# Apple Mail



## Someone Nameless (Jul 12, 2009)

Yesterday I set up three email addresses to sync with Apple mail.  I haven't been using it previously and had just been checking my email online.  The settings are so confusing, especially with my comcast email.  I deleted an email on Apple mail and it is still showing up on my phone.  I wanted to keep a copy of the deleted email just in case I deleted something by accident but I was hoping it would just be listed in a trash folder.

     So confusing!


----------



## Rasputina (May 6, 2009)

On a desktop/laptop or on an iPhone or iPad? If desktop version what OS are you using? We just got an update for Lion and I haven't really messed with the mail app since then, other than deleting my mobile me account since it was merged into iCloud the other day.


----------



## Someone Nameless (Jul 12, 2009)

I'm using Lion with all the latest updates.


----------



## Rasputina (May 6, 2009)

hmmm I'm not sure from that description. My Mail app on my iMac has emails in the trash that I only read and deleted through iCloud this morning. I actually rarely even open the Mail app on my desktop, I usually check them online. But none of my gmail ( which I use for junk sign ups) are showing up.


----------



## Someone Nameless (Jul 12, 2009)

I'm still tweaking this and think there must be some easier way.

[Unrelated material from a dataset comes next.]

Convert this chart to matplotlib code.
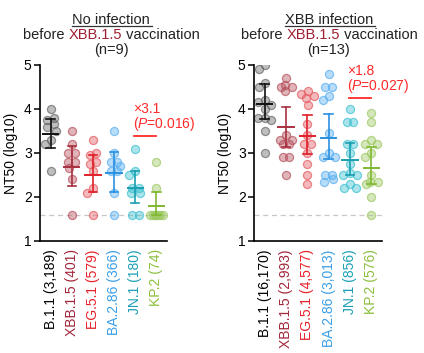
import numpy as np
import matplotlib
matplotlib.use("Agg")
from matplotlib import pyplot as plt
from matplotlib.colors import to_rgba
from matplotlib.lines import Line2D

plt.rcParams['font.family'] = ['Liberation Sans', 'DejaVu Sans']
plt.rcParams['mathtext.fontset'] = 'custom'
plt.rcParams['mathtext.rm'] = 'Liberation Sans'
plt.rcParams['mathtext.it'] = 'Liberation Sans:italic'

# ---- data ------------------------------------------------------------
left_labels = ["B.1.1 (3,189)", "XBB.1.5 (401)", "EG.5.1 (579)",
               "BA.2.86 (366)", "JN.1 (180)", "KP.2 (74)"]
right_labels = ["B.1.1 (16,170)", "XBB.1.5 (2,993)", "EG.5.1 (4,577)",
                "BA.2.86 (3,013)", "JN.1 (856)", "KP.2 (576)"]

# NT50 (log10), no infection (n=9)
noinf_b11 = [4.0, 3.8, 3.75, 3.65, 3.6, 3.5, 3.3, 3.2, 2.6]
noinf_xbb = [3.5, 3.2, 3.0, 3.0, 2.8, 2.8, 2.65, 2.4, 1.6]
noinf_eg = [3.3, 3.0, 2.95, 2.8, 2.75, 2.6, 2.2, 2.1, 1.6]
noinf_ba = [3.5, 3.0, 2.8, 2.8, 2.7, 2.6, 2.6, 2.1, 1.6]
noinf_jn = [3.1, 2.6, 2.5, 2.2, 2.2, 2.1, 2.1, 1.6, 1.6]
noinf_kp = [2.8, 2.2, 1.6, 1.6, 1.6, 1.6, 1.6, 1.6, 1.6]
noinf_center = [3.44, 2.68, 2.50, 2.54, 2.21, 1.79]
noinf_lo = [3.12, 2.24, 2.11, 2.11, 1.86, 1.60]
noinf_hi = [3.78, 3.17, 2.96, 3.02, 2.59, 2.11]

# NT50 (log10), XBB infection (n=13)
xbbinf_b11 = [5.0, 4.9, 4.6, 4.5, 4.2, 4.15, 4.1, 4.0, 3.8, 3.8, 3.75, 3.5, 3.0]
xbbinf_xbb = [4.7, 4.55, 4.5, 4.5, 4.4, 3.4, 3.3, 3.3, 3.2, 3.2, 2.9, 2.9, 2.5]
xbbinf_eg = [4.4, 4.35, 4.3, 4.25, 4.1, 3.65, 3.4, 3.2, 3.2, 3.0, 2.75, 2.5, 2.3]
xbbinf_ba = [4.8, 4.5, 4.5, 4.3, 4.2, 3.45, 3.0, 2.9, 2.9, 2.5, 2.5, 2.4, 2.35]
xbbinf_jn = [4.0, 3.7, 3.7, 3.2, 3.2, 3.0, 2.75, 2.55, 2.5, 2.5, 2.3, 2.2, 2.2]
xbbinf_kp = [3.9, 3.7, 3.3, 3.2, 3.2, 3.0, 2.9, 2.5, 2.35, 2.35, 2.3, 2.0, 1.6]
xbbinf_center = [4.12, 3.58, 3.39, 3.34, 2.83, 2.66]
xbbinf_lo = [3.77, 3.14, 2.98, 2.87, 2.49, 2.30]
xbbinf_hi = [4.56, 4.05, 3.86, 3.88, 3.22, 3.14]

detect_limit = 1.6
fold_left, p_left, bar_left = "×3.1", "0.016", 3.38
fold_right, p_right, bar_right = "×1.8", "0.027", 4.24

label_colors = ["#000000", "#a3263a", "#e8202a", "#3a9ee6", "#1a9fb5", "#8bbf3c"]
line_colors = ["#111111", "#a8303f", "#e0202a", "#2b90e0", "#1a9fb0", "#80b830"]
pt_colors = ["#666666", "#b5505c", "#e35a60", "#58aef0", "#3cc0d0", "#9cc860"]
red = "#ff2a2a"


def swarm(vals, px_x=21.3, px_y=44.3, d=7.0, maxoff=0.34):
    # greedy beeswarm in pixel space, then centre each row
    vals = np.asarray(vals)
    order = np.argsort(vals)[::-1]
    cands = [0.0]
    for k in range(1, 12):
        cands += [-0.04 * k, 0.04 * k]
    cands = [c for c in cands if abs(c) <= maxoff]
    placed = []
    offs = np.zeros(len(vals))
    for i in order:
        v = vals[i]
        best, bestd = 0.0, -1
        for c in cands:
            if not placed:
                best = c
                break
            md = min(np.hypot((c - o) * px_x, (v - w) * px_y) for o, w in placed)
            if md >= d:
                best = c
                break
            if md > bestd:
                bestd, best = md, c
        placed.append((best, v))
        offs[i] = best
    # rows of nearly equal values get centred
    srt = list(order)
    rows, cur = [], [srt[0]]
    for a, b in zip(srt[:-1], srt[1:]):
        if vals[a] - vals[b] < 0.07:
            cur.append(b)
        else:
            rows.append(cur)
            cur = [b]
    rows.append(cur)
    for r in rows:
        if len(r) > 1:
            offs[r] -= offs[r].mean()
    return offs


def panel(ax, groups, center, lo, hi, labels, fold, pval, bar_y):
    ax.axhline(detect_limit, color="#c8c8c8", lw=0.9, ls=(0, (4, 3)), zorder=0)
    for i, vals in enumerate(groups):
        vals = np.array(vals)
        xs = i + swarm(vals)
        ax.scatter(xs, vals, s=34, facecolor=to_rgba(pt_colors[i], 0.42),
                   edgecolor=to_rgba(pt_colors[i], 0.7), linewidth=0.9, zorder=2)
        c = line_colors[i]
        ax.plot([i, i], [lo[i], hi[i]], color=c, lw=1.2, zorder=3)
        ax.plot([i - 0.2, i + 0.2], [lo[i], lo[i]], color=c, lw=1.2, zorder=3)
        ax.plot([i - 0.2, i + 0.2], [hi[i], hi[i]], color=c, lw=1.2, zorder=3)
        ax.plot([i - 0.36, i + 0.36], [center[i], center[i]], color=c, lw=1.4, zorder=3)

    # fold change / p value
    ax.plot([3.95, 5.0], [bar_y, bar_y], color=red, lw=1.3, zorder=4)
    ax.annotate(fold, (3.88, bar_y), xytext=(0, 19.5), textcoords="offset points",
                ha="left", va="center", color=red, fontsize=10)
    ax.annotate("($\\mathit{P}$=" + pval + ")", (3.88, bar_y), xytext=(0, 9),
                textcoords="offset points", ha="left", va="center", color=red,
                fontsize=10)

    ax.set_xlim(-0.5, 5.5)
    ax.set_ylim(1, 5)
    ax.set_yticks([1, 2, 3, 4, 5])
    ax.set_xticks(range(6))
    ax.set_xticklabels(labels, rotation=90, fontsize=10)
    for t, col in zip(ax.get_xticklabels(), label_colors):
        t.set_color(col)
    ax.tick_params(axis="x", length=0, pad=6)
    ax.tick_params(axis="y", length=4, width=1.1, labelsize=10, pad=2)
    for s in ["top", "right"]:
        ax.spines[s].set_visible(False)
    for s in ["left", "bottom"]:
        ax.spines[s].set_linewidth(1.2)
    ax.set_ylabel("NT50 (log10)", fontsize=10, labelpad=4)


def title(fig, xc, first):
    r = fig.canvas.get_renderer()
    W, H = fig.bbox.width, fig.bbox.height
    t1 = fig.text(xc / W, 1 - 20 / H, first, ha="center", va="center",
                  fontsize=10.5, color="#222222")
    bb = t1.get_window_extent(r)
    uy = 1 - 26 / H
    fig.add_artist(Line2D([bb.x0 / W, bb.x1 / W + 2 / W], [uy, uy],
                          color="#333333", lw=0.9))
    parts = [("before ", "#222222"), ("XBB.1.5", "#a01e32"), (" vaccination", "#222222")]
    texts = [fig.text(0, 1 - 35 / H, p, ha="left", va="center", fontsize=10.5, color=c)
             for p, c in parts]
    widths = [t.get_window_extent(r).width for t in texts]
    x = xc - sum(widths) / 2
    for t, w in zip(texts, widths):
        t.set_x(x / W)
        x += w
    return t1


fig = plt.figure(figsize=(4.24, 3.53), dpi=100)
W, H = 424, 353
axL = fig.add_axes([40 / W, 1 - 241 / H, 127 / W, 176 / H])
axR = fig.add_axes([254 / W, 1 - 241 / H, 128 / W, 176 / H])

panel(axL, [noinf_b11, noinf_xbb, noinf_eg, noinf_ba, noinf_jn, noinf_kp],
      noinf_center, noinf_lo, noinf_hi, left_labels, fold_left, p_left, bar_left)
panel(axR, [xbbinf_b11, xbbinf_xbb, xbbinf_eg, xbbinf_ba, xbbinf_jn, xbbinf_kp],
      xbbinf_center, xbbinf_lo, xbbinf_hi, right_labels, fold_right, p_right, bar_right)

title(fig, 111, "No infection")
fig.text(111 / W, 1 - 50 / H, "(n=9)", ha="center", va="center", fontsize=10.5, color="#222222")
title(fig, 329, "XBB infection")
fig.text(329 / W, 1 - 50 / H, "(n=13)", ha="center", va="center", fontsize=10.5, color="#222222")

fig.savefig("out.png", dpi=100)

I'm an all mac user except for my Android phone.

I have three email addresses that I use:  gmail, Comcast, and now the me.com addy.  I'm looking for the easiest way to sync and check all of these emails.  If I use Apple Mail on the desktop & macbook, things are duplicated and I have to do multiple deletes.

Any ideas or suggestions on how you set up and sync your email accounts?  Thanks.


----------



## hsuthard (Jan 6, 2010)

I use my gmail account almost exclusively to avoid the duplication. I have my suthard.com and aol.com addresses forward directly into my gmail account so that I only have to check the one account. Can you have your gmail and comcast addy's go into the me.com account?


----------



## Toby (Nov 25, 2008)

After getting the latest software on my iPad2, I remember filling out info. for iCloud Mail. I got an email addy, [email protected] - whatever. I got a welcome iCloud email. There are links to iCloud forms to fill out. I am confused. I thought that I already did that right after the new software update right from my iPad2. Do I fill out forms? Have you done this? Did you have problems? I have a windows 7 laptop, if that helps.


----------



## monkeyluis (Oct 17, 2010)

Simple. I had this issue too. Make sure you're using IMAP instead of POP.

https://mail.google.com/support/bin/static.py?page=ts.cs&ts=1668960

I assumed your using gmail. But either way, IMAP is the way to go.


----------



## Sandpiper (Oct 28, 2008)

If you're using iCloud, only one e-mail address, the e-mail address which is your user name, will sync.


----------